Зимой падал мокрый снег, и церковный колокол сыпал унылый звон свой. «Зима в Имеретии — сущий ад, — вспоминал Тициан. — Середина этого ада — зима в Орпири». Если б Вергилий хотел устрашить Данта еще сильней, он бы мог показать ему деревенскую хижину — пацху — зимой: шипит сырая ольха в очаге, растекается дым, выедая глаза, а внизу о дощатые стены стукают рылами злые голодные свиньи; доносятся издали выстрелы из ружья — это сосед пугает шакалов, зимой они воют невыносимо, подходят к самым домам.
В доме священника жарко пылает камин.
Перед Новым годом отец привез из города дивные фрукты — апельсины из Трапезунда. Ну, кто бы решился съесть хоть один из них, не полюбовавшись неделю золотистым плодом в папиросной бумаге?
…Тонут в рыжей грязи дороги. Ихтиозавру не выбраться!
Сам Александр Дюма, будучи проездом в Колхиде, застрял в орпирской грязи, — Тициан охотно об этом рассказывал.
В апреле молочною пеной вскипают яблоневые сады и, стекая ливнями лепестков, отцветают.
Под ливнем лепестков родился я в апреле. Дождями в дождь, белея, яблони цвели. Как слезы, лепестки дождями в дождь горели. Как слезы глаз моих — они мне издали. Перевод Б. Пастернака…Старая церковь за домом давно снесена. Зеленеет, цветет иван-чаем площадка, и вход намечают две белые могильные плиты: под одной похоронен отец Тициана, под другой — отец Галактиона Табидзе. А дом — уже ветхий, промытый дождями, и серые выщербленные ступеньки печально скрипят. Во дворе маленький домик — кухня: тяжелые черные бревна прокоптились насквозь, и внутри темно; отсыревшим домом пахнуло: посреди кухни — открытый очаг, откуда-то сверху свисают громадные черные цепи, котлы на цепях. У самого очага стоит массивный низенький стол, трехногие скамеечки-стулья…

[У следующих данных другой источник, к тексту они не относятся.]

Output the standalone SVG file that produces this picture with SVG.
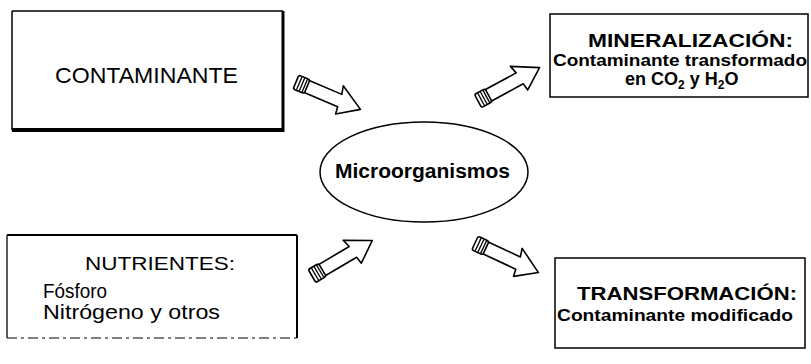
<svg xmlns="http://www.w3.org/2000/svg" xmlns:xlink="http://www.w3.org/1999/xlink" width="811" height="364" viewBox="0 0 811 364">
<style>
  .t { font-family: "Liberation Sans", "DejaVu Sans", sans-serif; fill: #000; }
  .b { font-weight: bold; }
  .edge { stroke: #000; stroke-width: 1.5; fill: none; }
  .arrowbody { fill: #fff; stroke: #000; stroke-width: 1.6; stroke-linejoin: round; }
  .stripe { stroke: #000; stroke-width: 1.3; }
</style>
<defs>
  <g id="blockArrow">
    <path class="arrowbody" d="M11,-6.5 L47,-6.5 L45,-15 L70,0 L49,14 L48,6.5 L11,6.5 Z"/>
    <rect class="arrowbody" x="0" y="-7.5" width="12" height="15" rx="2"/>
    <line class="stripe" x1="3.5" y1="-7" x2="3.5" y2="7"/>
    <line class="stripe" x1="6.5" y1="-7" x2="6.5" y2="7"/>
    <line class="stripe" x1="9.5" y1="-7" x2="9.5" y2="7"/>
  </g>
</defs>
<rect width="811" height="364" fill="#fff"/>

<g id="node-contaminante">
  <line class="edge" x1="12" y1="11" x2="283" y2="11"/>
  <line class="edge" x1="12" y1="11" x2="12" y2="130"/>
  <line x1="12" y1="130" x2="284" y2="130" stroke="#000" stroke-width="4"/>
  <line x1="283" y1="11" x2="283" y2="132" stroke="#000" stroke-width="3"/>
  <text class="t" x="55" y="83" font-size="22" textLength="183" lengthAdjust="spacingAndGlyphs">CONTAMINANTE</text>
</g>

<g id="node-nutrientes">
  <line x1="7" y1="235" x2="297" y2="235" stroke="#000" stroke-width="2"/>
  <line x1="7" y1="235" x2="7" y2="338" stroke="#000" stroke-width="1.3"/>
  <line x1="297" y1="235" x2="297" y2="338" stroke="#000" stroke-width="2"/>
  <line x1="7" y1="338" x2="297" y2="338" stroke="#000" stroke-width="1.2" stroke-dasharray="10 4 3 4"/>
  <text class="t" x="85" y="270" font-size="19" textLength="150" lengthAdjust="spacingAndGlyphs">NUTRIENTES:</text>
  <text class="t" x="43" y="298" font-size="21" textLength="64" lengthAdjust="spacingAndGlyphs">Fósforo</text>
  <text class="t" x="43" y="319" font-size="21" textLength="177" lengthAdjust="spacingAndGlyphs">Nitrógeno y otros</text>
</g>

<g id="node-microorganismos">
  <ellipse cx="424" cy="172" rx="104" ry="50" class="edge"/>
  <text class="t b" x="335" y="178" font-size="20" textLength="175" lengthAdjust="spacingAndGlyphs">Microorganismos</text>
</g>

<g id="node-mineralizacion">
  <rect x="550" y="14" width="258" height="83" class="edge"/>
  <text class="t b" x="588" y="47" font-size="19" textLength="205" lengthAdjust="spacingAndGlyphs">MINERALIZACIÓN:</text>
  <text class="t b" x="553" y="66" font-size="16" textLength="254" lengthAdjust="spacingAndGlyphs">Contaminante transformado</text>
  <text class="t b" x="625" y="85" font-size="18">en CO<tspan font-size="12" dy="4">2</tspan><tspan dy="-4"> y H</tspan><tspan font-size="12" dy="4">2</tspan><tspan dy="-4">O</tspan></text>
</g>

<g id="node-transformacion">
  <rect x="555" y="258" width="250" height="90" class="edge"/>
  <text class="t b" x="577" y="300" font-size="18" textLength="220" lengthAdjust="spacingAndGlyphs">TRANSFORMACIÓN:</text>
  <text class="t b" x="557" y="321" font-size="16" textLength="236" lengthAdjust="spacingAndGlyphs">Contaminante modificado</text>
</g>

<g id="connectors">
  <use xlink:href="#blockArrow" transform="translate(296,82) rotate(23)"/>
  <use xlink:href="#blockArrow" transform="translate(478,101) rotate(-28.5)"/>
  <use xlink:href="#blockArrow" transform="translate(312,276) rotate(-30.5)"/>
  <use xlink:href="#blockArrow" transform="translate(475,243) rotate(25)"/>
</g>
</svg>
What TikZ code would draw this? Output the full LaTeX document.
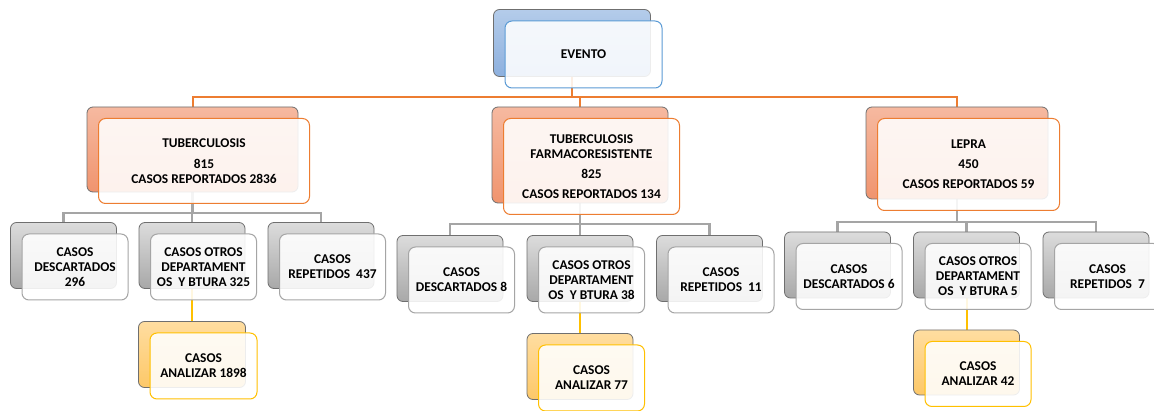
\documentclass[tikz,border=0pt]{standalone}
\usepackage{fontspec}
\setmainfont{Carlito}[BoldFont={Carlito Bold}]
\usetikzlibrary{calc}
\pgfdeclarelayer{paper}
\pgfdeclarelayer{links}
\pgfsetlayers{paper,links,main}

\definecolor{edgegray}{HTML}{6F6F6F}
\definecolor{txt}{HTML}{000000}
\definecolor{blueA}{HTML}{B4CCEA}
\definecolor{blueB}{HTML}{8DB0DE}
\definecolor{blueL}{HTML}{5B9BD5}
\definecolor{orgA}{HTML}{F6B9A0}
\definecolor{orgB}{HTML}{F0946E}
\definecolor{orgL}{HTML}{ED7D31}
\definecolor{grayA}{HTML}{DCDCDC}
\definecolor{grayB}{HTML}{A8A8A8}
\definecolor{grayL}{HTML}{A5A5A5}
\definecolor{yelA}{HTML}{FFDDA0}
\definecolor{yelB}{HTML}{FDC868}
\definecolor{yelL}{HTML}{FFC000}

\tikzset{
  backbox/.style={draw=edgegray, line width=0.8pt, rounded corners=6pt, inner sep=0pt},
  frontbox/.style={line width=1pt, rounded corners=7pt, fill=white, fill opacity=0.88,
    text opacity=1, inner sep=0pt, text=txt, align=center,
    font=\fontsize{13.4}{15}\selectfont\bfseries},
  blueback/.style={backbox, top color=blueA, bottom color=blueB},
  bluefront/.style={frontbox, draw=blueL},
  orgback/.style={backbox, top color=orgA, bottom color=orgB},
  orgfront/.style={frontbox, draw=orgL},
  grayback/.style={backbox, top color=grayA, bottom color=grayB},
  grayfront/.style={frontbox, draw=grayL},
  yelback/.style={backbox, top color=yelA, bottom color=yelB},
  yelfront/.style={frontbox, draw=yelL},
  orgwire/.style={draw=orgL, line width=2pt},
  graywire/.style={draw=grayL, line width=2.6pt},
  yelwire/.style={draw=yelL, line width=2pt},
}

% #1 name, #2 cx, #3 cy, #4 width, #5 height, #6 colour kind, #7 label
\newcommand\twobox[7]{%
  \node[#6back, minimum width=#4pt, minimum height=#5pt] (#1) at (#2,#3) {};
  \node[#6front, minimum width=#4pt, minimum height=#5pt] (#1f) at ($(#1)+(11.5,11.5)$) {#7};
}

\begin{document}
\begin{tikzpicture}[x=1pt,y=-1pt]
\useasboundingbox (0,0) rectangle (1154,411);
\begin{pgfonlayer}{paper}
  \fill[white] (0,0) rectangle (1154,411);
\end{pgfonlayer}

% root
\twobox{ev}{572}{43}{157}{67}{blue}{EVENTO}

% first level
\twobox{tb}{192.5}{149.5}{211}{85}{org}{TUBERCULOSIS\\[6pt]815\\CASOS REPORTADOS 2836}
\twobox{tf}{580}{155}{176}{96}{org}{TUBERCULOSIS\\FARMACORESISTENTE\\[5pt]825\\[5pt]CASOS REPORTADOS 134}
\twobox{lp}{957}{153}{182}{92}{org}{LEPRA\\[5pt]450\\[5pt]CASOS REPORTADOS 59}

% tuberculosis branch
\twobox{a1}{63.5}{255.5}{106}{66}{gray}{CASOS\\DESCARTADOS\\296}
\twobox{a2}{192}{255.5}{106}{66}{gray}{CASOS OTROS\\DEPARTAMENT\\OS\ \ Y BTURA 325}
\twobox{a3}{321}{255.5}{106}{66}{gray}{CASOS\\REPETIDOS\ \ 437}
\twobox{ay}{192}{354.5}{107}{66}{yel}{CASOS\\ANALIZAR 1898}

% drug-resistant tuberculosis branch
\twobox{b1}{450}{268.5}{106}{66}{gray}{CASOS\\DESCARTADOS 8}
\twobox{b2}{580}{268.5}{106}{66}{gray}{CASOS OTROS\\DEPARTAMENT\\OS\ \ Y BTURA 38}
\twobox{b3}{709.5}{268.5}{106}{66}{gray}{CASOS\\REPETIDOS\ \ 11}
\twobox{by}{580}{366.5}{106}{66}{yel}{CASOS\\ANALIZAR 77}

% leprosy branch
\twobox{c1}{837.5}{265}{106}{66}{gray}{CASOS\\DESCARTADOS 6}
\twobox{c2}{966.5}{265}{106}{66}{gray}{CASOS OTROS\\DEPARTAMENT\\OS\ \ Y BTURA 5}
\twobox{c3}{1096}{265}{106}{66}{gray}{CASOS\\REPETIDOS\ \ 7}
\twobox{cy}{966.5}{362.5}{106}{65}{yel}{CASOS\\ANALIZAR 42}

% connectors, drawn underneath the boxes
\coordinate (l0) at (0,97);
\coordinate (la) at (0,213);
\coordinate (lb) at (0,224);
\coordinate (lc) at (0,222);
\begin{pgfonlayer}{links}
  \draw[orgwire] (ev.south) -- (ev.south |- l0);
  \draw[orgwire] (ev.south |- l0) -| (tb.north);
  \draw[orgwire] (ev.south |- l0) -| (tf.north);
  \draw[orgwire] (ev.south |- l0) -| (lp.north);

  \draw[graywire] (tb.south) -- (tb.south |- la);
  \draw[graywire] (tb.south |- la) -| (a1.north);
  \draw[graywire] (tb.south |- la) -| (a2.north);
  \draw[graywire] (tb.south |- la) -| (a3.north);
  \draw[yelwire] (a2.south) -- (ay.north);

  \draw[graywire] (tf.south) -- (tf.south |- lb);
  \draw[graywire] (tf.south |- lb) -| (b1.north);
  \draw[graywire] (tf.south |- lb) -| (b2.north);
  \draw[graywire] (tf.south |- lb) -| (b3.north);
  \draw[yelwire] (b2.south) -- (by.north);

  \draw[graywire] (lp.south) -- (lp.south |- lc);
  \draw[graywire] (lp.south |- lc) -| (c1.north);
  \draw[graywire] (lp.south |- lc) -| (c2.north);
  \draw[graywire] (lp.south |- lc) -| (c3.north);
  \draw[yelwire] (c2.south) -- (cy.north);
\end{pgfonlayer}
\end{tikzpicture}
\end{document}
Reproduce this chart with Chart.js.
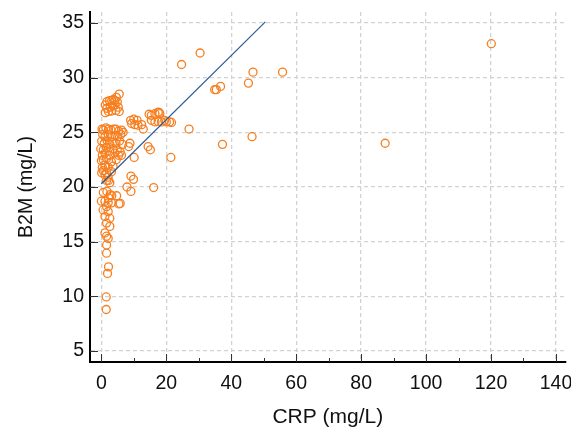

Тициан уже взрослым любил возвращаться домой, в Орпири. Мать встречала его тихим радостным причитаньем, без конца повторяла: «Титико, Титико…» — будто падали капли дождя за окном. В домике-кухне садился он на низенькую скамеечку перед огнем, привычный дым ел глаза, и не было ничего вкуснее горячего мчади — рыхлой кукурузной лепешки, снятой с глиняной раскаленной сковороды.
Мать была из среды городского, не бедного духовенства. Она не получила никакого образования, была очень религиозна, однако от природы умна и с завидным характером.
Отец Тициана родился в семье деревенского церковнослужителя.
Он собственным разумом и трудолюбием достиг немалых успехов. В юности он мечтал вырваться из своей косной среды и, казалось бы, преуспел: получил неплохое по тому времени образование. Из тифлисской духовной семинарии, где он учился, вышли многие известные писатели, ученые, общественные деятели Грузии, в том числе некоторые выдающиеся революционеры, — там шло в конце прошлого века броженье умов. Юстин Табидзе в семинарии усвоил дух российского нигилизма, идеи русских шестидесятников. «Всю свою жизнь. — писал Тициан, — отец мой благоговел перед русскими просвещенцами: Н. Чернышевским, Н. Добролюбовым, Д. Писаревым и почти до конца жизни помнил всего Некрасова наизусть».
Закончить учение ему не удалось. Осенью 1886 года затравленный семинарским начальством, доведенный до предела отчаянья тихий семинарист Иосиф Лагиашвили убил ректора семинарии Чудецкого. Последовали репрессии, и в числе многих других бывших на подозрении был изгнан из шестого класса Юстин Табидзе. В Тбилиси он сблизился с литературными кругами, принимал участие в журнале и газете «Иверия» Ильи Чавчавадзе; работать устроился секретарем недавно образованного в Грузии Юридического общества. Все складывалось удачно, и вдруг, три года спустя, рухнуло из-за чистой, казалось бы, случайности.